# Propagation of static electric field

• Interested2

#### Interested2

At what speed does a change in a static electric field propagate through a medium? I understand that through a vacuum it's the speed of light, but through a medium such as a conductor or insulator how fast will this change propagate? In classical electrodynamics, how do we model
the propagation of this change - as an electromagnetic wave? If so, is there anything that
can slow or absorb the propagation of this electromagnetic wave carrying the information of the change?

For a concrete example, suppose I move a charge on one side of a wall to a new position on the same side of the wall. On the other side of the wall I wish to determine how long it takes for the information about the change in charge position to be a detectable change in the electric field
on the other side of the wall. I imagine that any speed of propagation different than the speed
of light would be determined by the wall medium and the frequency of the electromagnetic wave propagating the change? If the acceleration of the charge during the move is small, does that
mean a low frequency EM wave which would not normally be slowed by the wall at all?

Also, a related question which probably draws in quantum electrodynamics - once the charged
particle is moved and remains in place at its current position for some time, how is it that the
space on the other side of the wall contains the information about the static electric field there?

Changes in the electric field will propagate at the signal velocity, which is the speed of light divided by the index of refraction. See https://en.wikipedia.org/wiki/Wave_propagation_speed

By definition, a static field doesn't propagate. Rather, it is the changes in the field that propagate (as a wave).

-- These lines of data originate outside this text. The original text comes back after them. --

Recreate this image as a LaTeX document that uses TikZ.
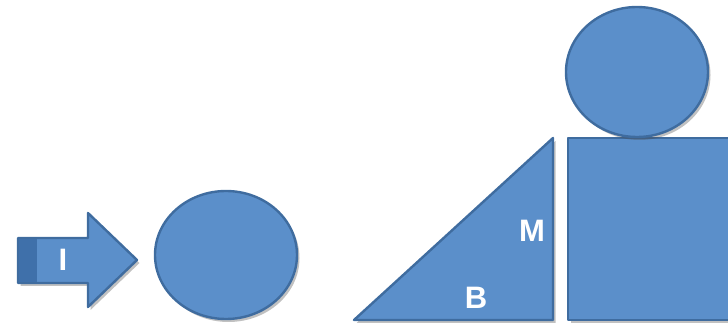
\documentclass[tikz,border=0pt]{standalone}
\usepackage{fontspec}
\setmainfont{Liberation Sans}
\usetikzlibrary{shadows}
\definecolor{shapefill}{HTML}{5B8FCA}
\definecolor{shapeline}{HTML}{3F6C9F}
\definecolor{stripfill}{HTML}{3F70AA}
\begin{document}
\begin{tikzpicture}[x=1pt,y=-1pt,
  shapestyle/.style={fill=shapefill,draw=shapeline,line width=2.4pt,line join=round,
    drop shadow={shadow xshift=2.5pt,shadow yshift=-3pt,opacity=0.35,fill=black!70}},
  lbl/.style={text=white,font=\bfseries\fontsize{31}{31}\selectfont,inner sep=0pt}]
\useasboundingbox (0,0) rectangle (728,328);
% arrow
\path[shapestyle] (18,238) -- (88,238) -- (88,213) -- (137,260) -- (88,307) -- (88,283) -- (18,283) -- cycle;
\fill[stripfill] (19.2,239.2) rectangle (37,281.8);
\node[lbl] (i) at (63,260) {I};
% left circle
\path[shapestyle] (226,255) ellipse [x radius=71, y radius=64];
\coordinate (c1) at (226,255);
% triangle
\path[shapestyle] (354,320) -- (553,138) -- (553,320) -- cycle;
\node[lbl] (m) at (532,231) {M};
\node[lbl] (b) at (476,298) {B};
% square
\path[shapestyle] (568,138) rectangle (740,320);
% top circle
\path[shapestyle] (637,72) ellipse [x radius=71, y radius=65];
\end{tikzpicture}
\end{document}
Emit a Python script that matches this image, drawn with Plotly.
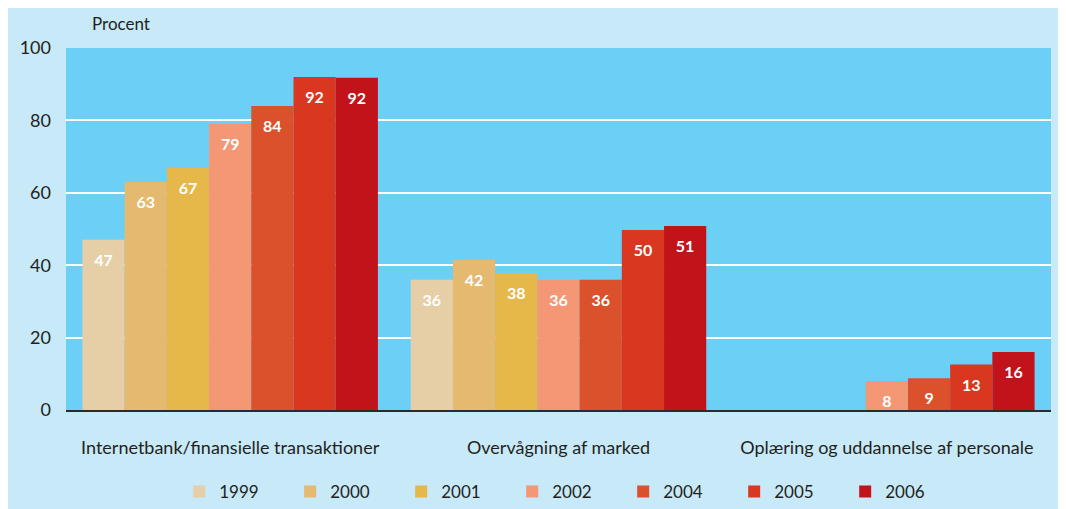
import plotly.graph_objects as go

# data
categories = [
    "Internetbank/finansielle transaktioner",
    "Overvågning af marked",
    "Oplæring og uddannelse af personale",
]
years = ["1999", "2000", "2001", "2002", "2004", "2005", "2006"]
values_1999 = [47, 36, None]
values_2000 = [63, 41.5, None]
values_2001 = [67, 37.8, None]
values_2002 = [79, 36, 8]
values_2004 = [84, 36, 8.8]
values_2005 = [92, 49.7, 12.6]
values_2006 = [91.8, 50.8, 16]
y_ticks = [0, 20, 40, 60, 80, 100]

series = [values_1999, values_2000, values_2001, values_2002,
          values_2004, values_2005, values_2006]
colors = ["#E6CFA7", "#E5B96F", "#E6B84A", "#F49775",
          "#DB512B", "#D9371F", "#C2131B"]

FONT = "Lato"
TEXT = "#231F20"

fig = go.Figure()
for year, vals, col in zip(years, series, colors):
    fig.add_trace(go.Bar(
        name=year,
        x=categories,
        y=vals,
        offsetgroup=year,
        marker=dict(color=col, line=dict(width=0)),
        hoverinfo="skip",
    ))

# value labels a little below the top of each bar
for year, vals in zip(years, series):
    fig.add_trace(go.Scatter(
        x=categories,
        y=vals,
        offsetgroup=year,
        mode="markers+text",
        marker=dict(size=21, opacity=0),
        text=[f"{v:.0f}" if v is not None else "" for v in vals],
        textposition="bottom center",
        textfont=dict(family=FONT, size=16, color="white", weight="bold"),
        showlegend=False,
        hoverinfo="skip",
    ))

fig.add_annotation(
    text="Procent", xref="paper", yref="paper",
    x=0.024, y=1.069, xanchor="left", yanchor="middle",
    showarrow=False, font=dict(family=FONT, size=17, color=TEXT),
)

# the page body adds an 8px white margin, which stands in for the white frame
fig.update_layout(
    width=1058, height=501,
    margin=dict(l=58, r=15, t=40, b=99),
    paper_bgcolor="#C7E9F8",
    plot_bgcolor="#6BCFF6",
    barmode="group",
    bargap=0.1,
    bargroupgap=0,
    scattermode="group",
    scattergap=0.1,
    font=dict(family=FONT, size=17, color=TEXT),
    showlegend=True,
    legend=dict(
        orientation="h",
        xref="container", yref="container",
        x=0.529, xanchor="center",
        y=0.034, yanchor="middle",
        bgcolor="rgba(0,0,0,0)",
        entrywidth=66, entrywidthmode="pixels",
        font=dict(family=FONT, size=17, color=TEXT),
        traceorder="normal",
    ),
)

fig.update_xaxes(
    automargin=False,
    showline=True, linecolor="#2B2B2B", linewidth=2,
    showgrid=False, ticks="", ticklabelstandoff=20,
    tickfont=dict(family=FONT, size=18, color=TEXT),
)
fig.update_yaxes(
    automargin=False,
    range=[0, 100], tickvals=y_ticks,
    showgrid=True, gridcolor="white", gridwidth=2,
    zeroline=False, showline=False, ticks="",
    ticklabelstandoff=14,
    tickfont=dict(family=FONT, size=18, color=TEXT),
)

fig.write_html("out.html")
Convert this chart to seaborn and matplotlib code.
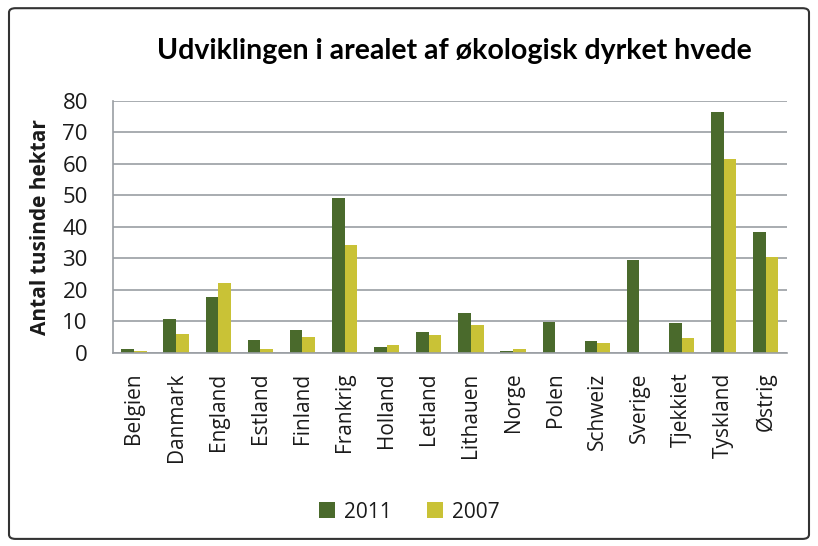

Changes in the electric field will propagate at the signal velocity, which is the speed of light divided by the index of refraction. See https://en.wikipedia.org/wiki/Wave_propagation_speed

By definition, a static field doesn't propagate. Rather, it is the changes in the field that propagate (as a wave).

Thanks for your response. Is it possible that the em wave generated by the acceleration of the source charge could be absorbed by the wall (if it's frequency were in the visible range for example) and then the information about the change to the static electric field would never be received on the other side?
Also, since the index of refraction changes with the frequency of an em wave,
do we expect that typically the index of refraction will be approximately 1 for a slowly accelerated source charge so the em wave generated has a long wavelength?

I'm also still interested in understanding what it is about the space on the other side of the wall that's been altered by the presence of the static electric field. In other words, long after the change in the position of the source charge, something lingers on the other side of the wall that's detectable as an electric field. What is it?

"I'm also still interested in understanding what it is about the space on the other side of the wall that's been altered by the presence of the static electric field. In other words, long after the change in the position of the source charge, something lingers on the other side of the wall that's detectable as an electric field. What is it?"

The electric field lines will have shifted ... so for example, you may be able to locate the source charge by the new distribution of the electric field.

If the source moves and doesn't come back to the starting spot, the wave will have some really low frequency components. It is analogous to a step in a DC value. If you take a Fourier transform, then it will include some low frequency parts, which you can't really filter out unless you block the signal altogether.

The electric field is pretty fundamental, so there's no satisfactory answer for what the electric field is other than what it does.

A static field cannot propgate, because in the static case all fields are time independent. So it's a contradiction to say a static field would propagate somehow.

Static fields, by definition, don't propagate. If you have an initially static field, and a change occurs, you no longer have a static field. You now have a regular electrodynamic field and the change propagates out at the speed of light in the material just like all propagating electrodynamic effects. An electromagnetic wave is just one type of propagating effect (it tends to be the most far-reaching effect as waves are self-propelling). Inductive and capacitive effects can also propagate into empty space, but they die off more quickly. Any time you accelerate a charge, you potentially create conductive (near-field), inductive (mid-field), and radiative (far-field) disturbances that spread out through space. Which one dominates depends on how close your observation point is to the source compared the wavelength of it's movement.